Want an app where you can access all your files and edit them too? Welcome to Google Drive. With more than 240 million active users a month, Drive is like cloud storage space Dropbox and productivity suite Microsoft Office rolled into one.
Google first launched its public online storage to the public (in what is known as beta format) in 2009 with a set of free tools known as Google Docs that could be used within the Drive: Docs being its equivalent of Word; Sheets its very own Excel; and Slides its PowerPoint-style program.
It was overhauled as Google Drive in 2012, dumping the Google Docs name and creating a cohesive hub for them. With the rebrand of Google Drive has come some confusion, however.
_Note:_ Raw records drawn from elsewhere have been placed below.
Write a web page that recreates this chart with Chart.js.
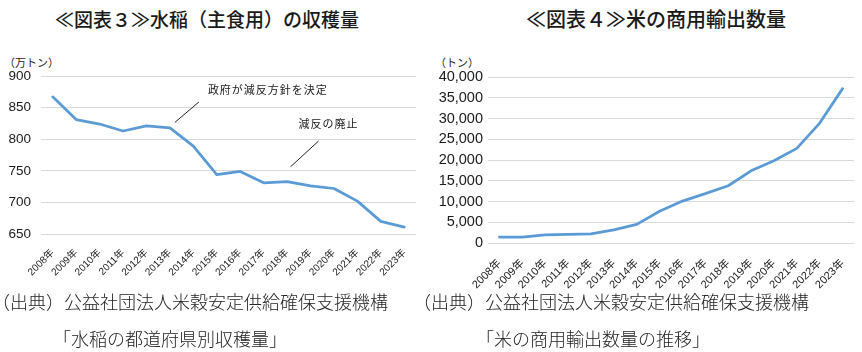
<!DOCTYPE html>
<html lang="ja">
<head>
<meta charset="utf-8">
<script src="https://cdn.jsdelivr.net/npm/chart.js@4.4.1/dist/chart.umd.min.js"></script>
<style>
  html, body { margin: 0; padding: 0; background: #fff; }
  body { width: 862px; height: 352px; position: relative; overflow: hidden;
         font-family: "Noto Sans CJK JP", sans-serif; color: #1a1a1a; }
  .title { position: absolute; top: 8px; line-height: 22px; font-weight: 500;
           white-space: nowrap; transform: translateX(-50%); }
  .unit { position: absolute; top: 56px; font-size: 11px; line-height: 13px; white-space: nowrap; }
  .src { position: absolute; font-size: 18px; line-height: 20px; font-weight: 300;
         color: #222; white-space: nowrap; }
  canvas { position: absolute; top: 0; }
</style>
</head>
<body>

<div class="title" style="left:207px; font-size:19px;">≪図表３≫水稲（主食用）の収穫量</div>
<div class="title" style="left:656px; font-size:20px;">≪図表４≫米の商用輸出数量</div>

<div class="unit" style="left:4px;">（万トン）</div>
<div class="unit" style="left:435px;">（トン）</div>

<canvas id="harvestChart" width="431" height="290" style="left:0;"></canvas>
<canvas id="exportChart" width="431" height="290" style="left:431px;"></canvas>

<div class="src" style="left:-8px; top:291px;">（出典）公益社団法人米穀安定供給確保支援機構</div>
<div class="src" style="left:53px; top:328px;">「水稲の都道府県別収穫量」</div>
<div class="src" style="left:413px; top:291px;">（出典）公益社団法人米穀安定供給確保支援機構</div>
<div class="src" style="left:476px; top:328px;">「米の商用輸出数量の推移」</div>

<script>
// data
const years = ['2008年', '2009年', '2010年', '2011年', '2012年', '2013年', '2014年', '2015年',
               '2016年', '2017年', '2018年', '2019年', '2020年', '2021年', '2022年', '2023年'];
const harvest = [867, 831, 824, 813, 821, 818, 789, 744, 749, 731, 733, 726, 722, 702, 670, 661];
const exports = [1400, 1400, 1950, 2100, 2200, 3150, 4500, 7650, 10100, 11900, 13800, 17400,
                 19800, 22800, 28900, 37200];
const harvestTicks = [650, 700, 750, 800, 850, 900];
const exportTicks = [0, 5000, 10000, 15000, 20000, 25000, 30000, 35000, 40000];

// annotation callouts, in category-index / value units
const harvestNotes = [
  { text: '政府が減反方針を決定', from: [5.21, 826.5], to: [6.24, 859], at: [6.62, 878.5] },
  { text: '減反の廃止', from: [10.15, 756.5], to: [11.34, 797], at: [10.49, 823.8] }
];

const LINE_BLUE = '#5b9bd5';
const GRID = '#d9d9d9';
const TEXT = '#1a1a1a';

const notePlugin = {
  id: 'notes',
  afterDatasetsDraw(chart, args, opts) {
    const items = opts.items || [];
    if (!items.length) return;
    const { ctx, scales: { x, y } } = chart;
    ctx.save();
    items.forEach(n => {
      ctx.strokeStyle = '#222';
      ctx.lineWidth = 1;
      ctx.beginPath();
      ctx.moveTo(x.getPixelForValue(n.from[0]), y.getPixelForValue(n.from[1]));
      ctx.lineTo(x.getPixelForValue(n.to[0]), y.getPixelForValue(n.to[1]));
      ctx.stroke();
      ctx.fillStyle = TEXT;
      ctx.font = '11px "Noto Sans CJK JP"';
      ctx.letterSpacing = '1px';
      ctx.textBaseline = 'middle';
      ctx.textAlign = 'left';
      ctx.fillText(n.text, x.getPixelForValue(n.at[0]), y.getPixelForValue(n.at[1]));
    });
    ctx.restore();
  }
};

function makeChart(id, values, ticks, cfg) {
  return new Chart(document.getElementById(id), {
    type: 'line',
    data: {
      labels: years,
      datasets: [{
        data: values,
        borderColor: LINE_BLUE,
        borderWidth: 2.75,
        pointRadius: 0,
        tension: 0,
        borderJoinStyle: 'round',
        borderCapStyle: 'round',
        clip: false
      }]
    },
    options: {
      responsive: false,
      animation: false,
      layout: { padding: cfg.padding },
      plugins: {
        legend: { display: false },
        tooltip: { enabled: false },
        notes: { items: cfg.notes || [] }
      },
      scales: {
        x: {
          offset: true,
          grid: { display: false },
          border: { display: false },
          afterFit: s => { s.height = cfg.xHeight; },
          ticks: {
            autoSkip: false, minRotation: 45, maxRotation: 45,
            padding: cfg.xPad, color: TEXT,
            font: { family: 'Liberation Sans, "Noto Sans CJK JP"', size: cfg.xFont }
          }
        },
        y: {
          min: ticks[0],
          max: ticks[ticks.length - 1],
          grid: { color: GRID, lineWidth: 1, drawTicks: false },
          border: { display: false },
          afterFit: s => { s.width = cfg.yWidth; },
          afterBuildTicks: s => { s.ticks = ticks.map(v => ({ value: v })); },
          ticks: {
            padding: cfg.yPad, color: TEXT,
            font: { family: 'Liberation Sans', size: cfg.yFont },
            callback: v => v.toLocaleString('en-US')
          }
        }
      }
    },
    plugins: [notePlugin]
  });
}

makeChart('harvestChart', harvest, harvestTicks, {
  padding: { top: 76, right: 15, left: 0, bottom: 0 },
  yWidth: 41, xHeight: 56, xPad: 5, yPad: 10, xFont: 10, yFont: 13.5,
  notes: harvestNotes
});

makeChart('exportChart', exports, exportTicks, {
  padding: { top: 77, right: 8, left: 0, bottom: 0 },
  yWidth: 57, xHeight: 47, xPad: 6, yPad: 5, xFont: 11, yFont: 14.5
});
</script>
</body>
</html>
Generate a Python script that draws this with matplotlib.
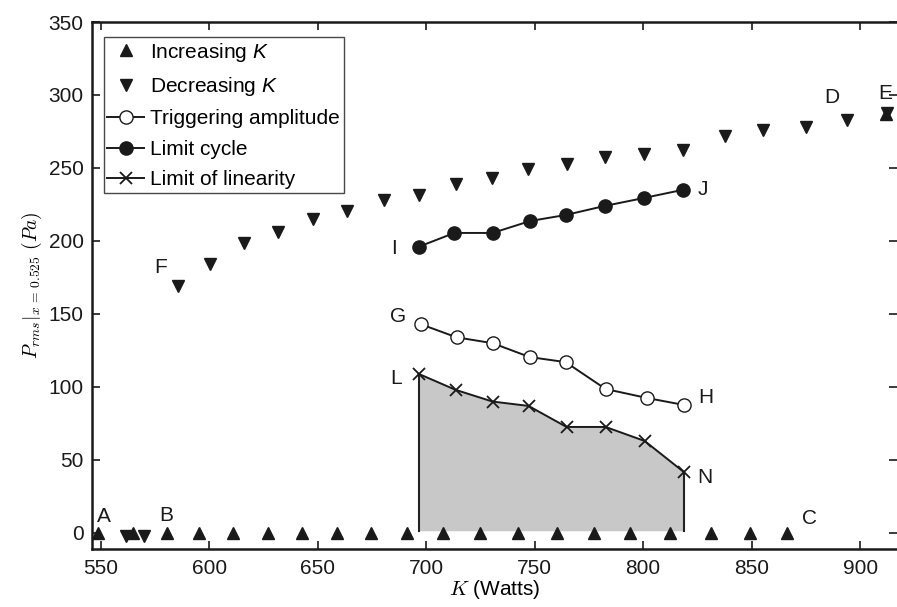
import matplotlib
matplotlib.use("Agg")
import matplotlib.pyplot as plt
import numpy as np

plt.rcParams['font.family'] = ['Liberation Sans', 'DejaVu Sans']
plt.rcParams['mathtext.fontset'] = 'cm'
# sans italic K inside the legend
plt.rcParams['mathtext.rm'] = 'Liberation Sans'
plt.rcParams['mathtext.it'] = 'Liberation Sans:italic'

# increasing K (up triangles)
inc_k = [548.6, 564.7, 580.4, 595.2, 610.8, 627.0, 642.6, 658.8, 674.4, 691.0,
         707.6, 724.7, 742.2, 760.1, 777.2, 793.8, 812.2, 831.1, 849.1, 866.1, 912.0]
inc_p = [0, 0, 0, 0, 0, 0, 0, 0, 0, 0,
         0, 0, 0, 0, 0, 0, 0, 0, 0, 0, 287]

# decreasing K (down triangles)
dec_k = [561.5, 569.8, 585.5, 600.2, 615.9, 631.6, 647.7, 663.4, 680.4, 696.5, 713.6,
         730.2, 746.8, 764.7, 782.3, 800.2, 818.2, 837.6, 855.1, 874.9, 893.8, 912.2]
dec_p = [-2, -2, 169, 184, 198.6, 206, 215, 220.5, 228, 231.5, 239,
         243, 249, 253, 257.5, 259.6, 262, 272, 276, 278, 283, 287.5]

lc_k = [696.5, 713.0, 730.6, 748.0, 764.3, 782.3, 800.2, 818.2]
lc_p = [196, 205.5, 205.5, 213.7, 217.8, 224, 229.4, 235]

trig_k = [697.5, 714.0, 730.6, 747.7, 764.3, 782.7, 801.6, 818.7]
trig_p = [143, 134, 130, 120.5, 117, 98.6, 92.5, 87.7]

lin_k = [696.5, 713.6, 730.6, 747.2, 764.7, 782.7, 800.7, 818.7]
lin_p = [109, 98, 90, 87, 72.6, 72.6, 63, 41.8]

point_labels = ['A', 'B', 'C', 'D', 'E', 'F', 'G', 'H', 'I', 'J', 'L', 'N']
label_k = [551.4, 580.0, 876.7, 887.0, 911.8, 577.6, 687.0, 828.8, 685.0, 827.4, 686.0, 828.4]
label_p = [11, 12, 9.6, 298, 301, 182, 148, 92.5, 195, 235, 105.5, 37.7]

fig = plt.figure(figsize=(8.97, 6.07), dpi=100)
ax = fig.add_axes([92/897, 1-549/607, 1-92/897, (549-22)/607])

ax.fill_between(lin_k, 1.5, lin_p, color='#c8c8c8', lw=0, zorder=1)
ax.plot([lin_k[0], lin_k[0]], [1.5, lin_p[0]], color='#222222', lw=1.5, zorder=2)
ax.plot([lin_k[-1], lin_k[-1]], [1.5, lin_p[-1]], color='#222222', lw=1.5, zorder=2)

ax.plot(inc_k, inc_p, '^', color='#1a1a1a', ms=9, ls='none', label=r'Increasing $K$', zorder=3)
ax.plot(dec_k, dec_p, 'v', color='#1a1a1a', ms=9, ls='none', label=r'Decreasing $K$', zorder=3)
ax.plot(trig_k, trig_p, 'o-', color='#1a1a1a', mfc='white', ms=9.5, mew=1.0, lw=1.4,
        label='Triggering amplitude', zorder=3)
ax.plot(lc_k, lc_p, 'o-', color='#1a1a1a', ms=9.5, lw=1.4, label='Limit cycle', zorder=3)
ax.plot(lin_k, lin_p, 'x-', color='#1a1a1a', ms=9, mew=1.3, lw=1.4,
        label='Limit of linearity', zorder=3)

for t, k, p in zip(point_labels, label_k, label_p):
    ax.text(k, p, t, fontsize=15, ha='center', va='center', color='#1a1a1a')

ax.set_xlim(546, 917)
ax.set_ylim(-11, 350)
ax.set_xticks(np.arange(550, 901, 50))
ax.set_yticks(np.arange(0, 351, 50))
ax.tick_params(direction='in', top=True, right=True, labelsize=15, length=6, width=1.2,
               colors='#1a1a1a')
ax.tick_params(axis='x', pad=7)
ax.tick_params(axis='y', pad=6)
for s in ['left', 'bottom', 'top']:
    ax.spines[s].set_linewidth(1.8)
    ax.spines[s].set_color('#1a1a1a')
ax.spines['right'].set_visible(False)

ax.set_xlabel(r'$K$ (Watts)', fontsize=15, labelpad=0)
ax.set_ylabel(r'$P_{rms}|_{x\,=\,\mathsf{0.525}}\ (Pa)$', fontsize=14, labelpad=3)

leg = ax.legend(loc='upper left', bbox_to_anchor=(0.0145, 0.972), fontsize=15,
                frameon=True, fancybox=False, edgecolor='#1a1a1a', handlelength=1.75,
                handletextpad=0.3, borderpad=0.18, labelspacing=0.55, borderaxespad=0)
leg.get_frame().set_linewidth(1.0)
for txt in leg.get_texts():
    txt.set_math_fontfamily('custom')

fig.savefig('out.png', dpi=100)
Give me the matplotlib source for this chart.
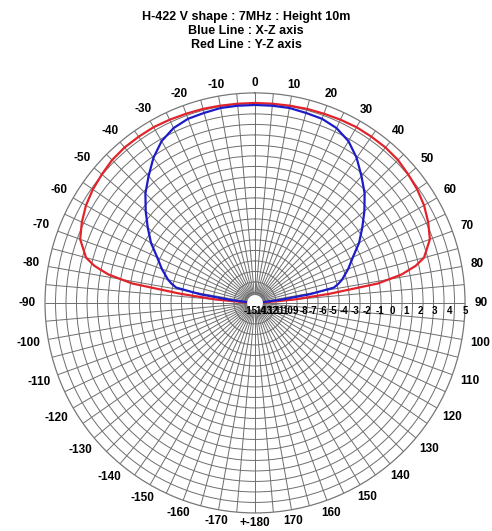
import numpy as np
import matplotlib
matplotlib.use("Agg")
import matplotlib.pyplot as plt
import matplotlib.transforms as mtransforms

plt.rcParams['font.family'] = ['Liberation Sans', 'DejaVu Sans']

# elevation angle (deg, 0 = zenith, clockwise positive)
angles = [-90, -87, -85, -83, -81, -79, -77, -75, -70, -65, -60, -55, -50, -45,
          -40, -35, -30, -25, -20, -15, -10, -5, 0, 5, 10, 15, 20, 25, 30, 35,
          40, 45, 50, 55, 60, 65, 70, 75, 77, 79, 81, 83, 85, 87, 90]

# gain in dB, Y-Z plane (red)
red_db = [-15, -13.5, -9.1, -5.3, -1.0, 0.9, 2.0, 2.7, 3.45, 3.78, 4.05, 4.23, 4.36, 4.5,
          4.55, 4.55, 4.55, 4.5, 4.45, 4.42, 4.38, 4.36, 4.36, 4.36, 4.38, 4.42, 4.45, 4.5, 4.55, 4.55,
          4.55, 4.5, 4.36, 4.23, 4.05, 3.78, 3.45, 2.7, 2.0, 0.9, -1.0, -5.3, -9.1, -13.5, -15]

# gain in dB, X-Z plane (blue)
blue_db = [-15, -15, -14, -11, -7.3, -4.8, -4.3, -3.9, -3.1, -2.35, -1.35, -0.5, 0.4, 1.3,
           2.05, 2.85, 3.5, 3.9, 4.1, 4.15, 4.23, 4.23, 4.23, 4.23, 4.23, 4.15, 4.1, 3.9, 3.5, 2.85,
           2.05, 1.3, 0.4, -0.5, -1.35, -2.35, -3.1, -3.9, -4.3, -4.8, -7.3, -11, -14, -15, -15]

r_ticks = list(range(-15, 6))
r_labels = ['-15', '14', '13', '12', '11', '10', '9', '-8', '-7', '-6', '-5',
            '-4', '-3', '-2', '-1', '0', '1', '2', '3', '4', '5']

theta_ticks = list(range(-170, 181, 10))
theta_labels = [str(a) for a in theta_ticks[:-1]] + ['+-180']

n_rings = 20


def fwd(v):
    x = (np.asarray(v, dtype=float) + 15) / 20
    return x * (0.49 + 0.51 * x)


def inv(u):
    u = np.asarray(u, dtype=float)
    return 20 * (-0.49 + np.sqrt(np.maximum(0.2401 + 2.04 * u, 0))) / 1.02 - 15


def label_width(s):
    w = {'-': 3.9, '+': 6.9}
    return sum(w.get(c, 6.6) for c in s)


fig = plt.figure(figsize=(4.92, 5.31), dpi=100)
ax = fig.add_axes([0.0915, 0.034, 0.8537, 0.791], projection='polar')
ax.set_theta_zero_location('N')
ax.set_theta_direction(-1)
ax.set_rscale('function', functions=(fwd, inv))
ax.set_rlim(-15, 5)

# evenly spaced rings, spokes every 5 degrees
ring_pos = inv(np.arange(1, n_rings) / n_rings)
ax.set_rgrids(ring_pos, labels=[''] * len(ring_pos))
ax.yaxis.grid(True, color='#6e6e6e', lw=0.7)
ax.set_xticks([])
ax.xaxis.grid(False)
spokes = np.deg2rad(np.arange(0, 360, 5))
ax.vlines(spokes, inv(0.035), 5, color='#6e6e6e', lw=0.7, zorder=1)
ax.spines['polar'].set_color('#777777')
ax.spines['polar'].set_linewidth(0.9)

# angle labels around the rim
for a, lab in zip(theta_ticks, theta_labels):
    t = np.deg2rad(a)
    rp = 220 + 0.45 * label_width(lab) * abs(np.sin(t))
    ax.text(0.5 + rp / 420 * np.sin(t), 0.5 + rp / 420 * np.cos(t), lab,
            transform=ax.transAxes, ha='center', va='center',
            fontsize=8.5, fontweight='bold')

th = np.deg2rad(angles)
ax.plot(th, red_db, color='#e2232b', lw=1.6, zorder=3)
ax.plot(th, blue_db, color='#1c1cc8', lw=1.6, zorder=4)

# white hole in the middle
circ = np.linspace(0, 2 * np.pi, 120)
ax.fill(circ, np.full_like(circ, inv(0.034)), color='white', zorder=4.5)

# radial labels just below the 90 deg spoke
for v, lab in zip(r_ticks, r_labels):
    dx = -3 if v == -15 else 0
    off = mtransforms.offset_copy(ax.transData, fig=fig, x=dx, y=-2, units='points')
    ax.text(np.pi / 2, v, lab, transform=off, ha='center', va='top',
            fontsize=7, fontweight='bold', zorder=5)

fig.text(0.5, 0.968, 'H-422 V shape : 7MHz : Height 10m', ha='center', va='center',
         fontsize=9, fontweight='bold')
fig.text(0.5, 0.942, 'Blue Line : X-Z axis', ha='center', va='center',
         fontsize=9, fontweight='bold')
fig.text(0.5, 0.916, 'Red Line : Y-Z axis', ha='center', va='center',
         fontsize=9, fontweight='bold')

fig.savefig('out.png', dpi=100)
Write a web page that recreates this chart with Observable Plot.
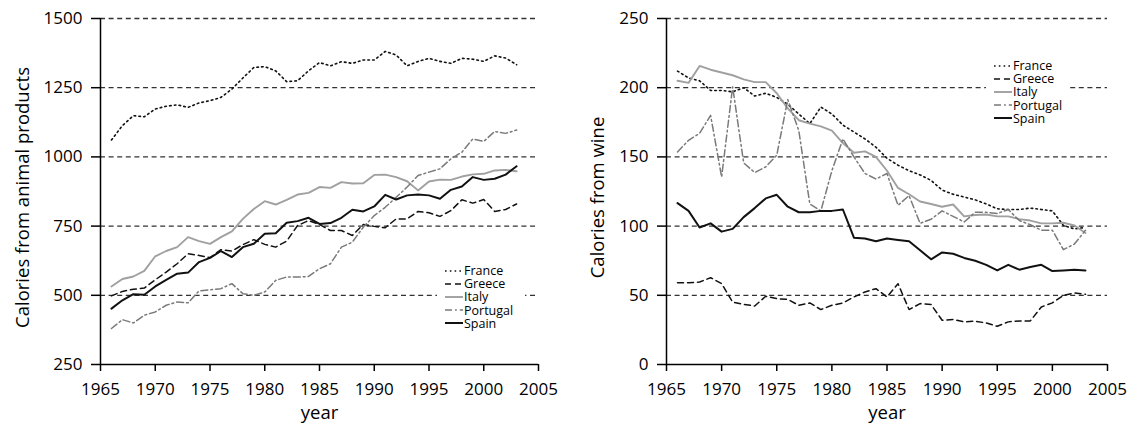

While on a browser Drive provides edit access to the full Google “software as a service” suite, it’s not quite the same experience on mobile. On your smartphone, Google Drive the app only opens a window to the cloud storage platform.
If you want to edit files on a phone, you’ll need to separately download the Docs, Sheets and Slides apps (all still free).
While it seems complicated, there’s a straightforward way to use the app suite. If you only need to access stored files, just have the Google Drive app on your phone. If you need to edit on the go, download the others.
If you find a file in Google Drive, it will automatically open into the correct tool for editing on your phone.
For instance, an Excel spreadsheet or a Google Sheets file will open into Sheets.
Any changes you make automatically update in the cloud, and on all other devices you have connected to the drive.
You can upload any file to Drive directly from your device – images, videos, audio and downloads. Files stored on iCloud Drive or Dropbox can also be uploaded.
The suite also contains Google Forms for surveys, Google Drawings for diagramming and Google Fusion Tables for database management, but none of these is available as mobile apps.
Google Drive scores 4.5 out of 5 from a solid base of one million votes in the Play store. It’s a vote of confidence for a good reason – this is a seriously handy set of apps to keep on your phone for quick access to budget sheets, presentations and the like.
q&a security and storage too
Suzanne Locke expands on the uses of the app Google Drive:
What about storage and file sizes?
Google gives each user 15GB of online storage space, but this is shared across Google Drive, Gmail and Google+ Photos. No one file can be more than 5TB – but Google Docs, Sheets, Slides, Drawings files and files shared with you do not count towards your limit. Users can upgrade to a paid monthly subscription plan for more storage. 100GB costs US$1.99, 1TB $9.99, 10TB $99.99, 20TB $199.99 and 30TB $299.99.
Is there an enterprise version?
PwC, the Roche Group, Virgin and Motorola use Google’s enterprise solution, Google Apps For Work. A basic product costs from $5 per user per month and gives 30GB storage and access to Calendar, Docs, Sheets and Slides. The premium version gives unlimited storage, although for small organisations storage is capped at 1TB per user. Google says 5 million businesses have signed up.
How safe is it from hacking?
Google states it does not own the customer’s data and does not share it. Files uploaded to Google Drive are encrypted and spam blockers are integrated. There have been security issues with Google Docs and with Gmail passwords, but there have also been security upgrades: two-factor authentication can be used and, on Ios, you can use a separate password for Google Docs. You can set the amount of data the app caches, enable or disable encryption of offline documents and set the device to only upload or update files over Wi-Fi.